Surprisingly Canon isn’t a company name at all, just a brand name of Precision Optical Instruments Laboratory, which started making cameras in 1933. The first cameras were sold under the name Kwanon - the name for the Buddhist Goddess of Mercy.
Precision Optical Instruments registered the name Canon as a trademark 1935, partly because this Japanese word can mean criterion, standard or scripture - meanings that reflected the company’s brand aspirations. Obviously Kwanon and Canon are similar words, so it made sense to change from one to the other... giving us the the leading camera company that we know today.
The company that saw off Sony in the great video format war of the 1970s owes its roots to US firm the Victor Talking Machine Company, which established a subsidiary in Yokohama in 1927.
The Victor Company of Japan (aka JVC) started off making phonographs (vinyl turntables) before eventually making its name selling colour TVs and, of course, VHS video recorders. JVC’s corporate website claims that one of its engineers, Kenjiro Takayanagi, was also the first person in the world to project an image on to a cathode ray tube.

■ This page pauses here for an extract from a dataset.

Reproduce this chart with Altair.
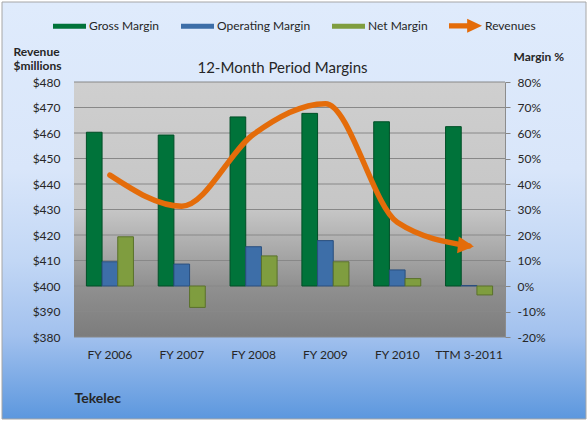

First used in the US in 1955, Panasonic is actually a brand name for electrical goods made by Matsushita Electric Industrial - the Japanese tech giant that first appeared in 1918. Matsushita chose the name Panasonic because it was unable to use its existing National brand in the Americas - there were simply too many other companies using ‘national’ as part of their name.
The National brand continues to be used in Japan although it, along with the name Matsushita, are expected to bow out this October. That's because current bosses are corralling the companies businesses under a single name with Panasonic - meaning ‘all’ and ‘sound’ - being the obvious choice.
Quite possibly the world’s oldest consumer electronics company, Toshiba started life in the late 19th Century as two separate companies - first in 1875 as telephone engineering firm Tanaka Seizo-Sho, and then with light bulb maker Hakunestu-sha five years later.
In the following years both companies changed their names again - first Hakunestu-sha became Tokyo Denki (aka Tokyo Electric Co) in 1899, while Tanaka Seizo-Sho morphed into Shibaura Engineering Works. These proved to be the foundation for the Toshiba name when the companies merged to form the Tokyo Shibaura Electric company in 1939.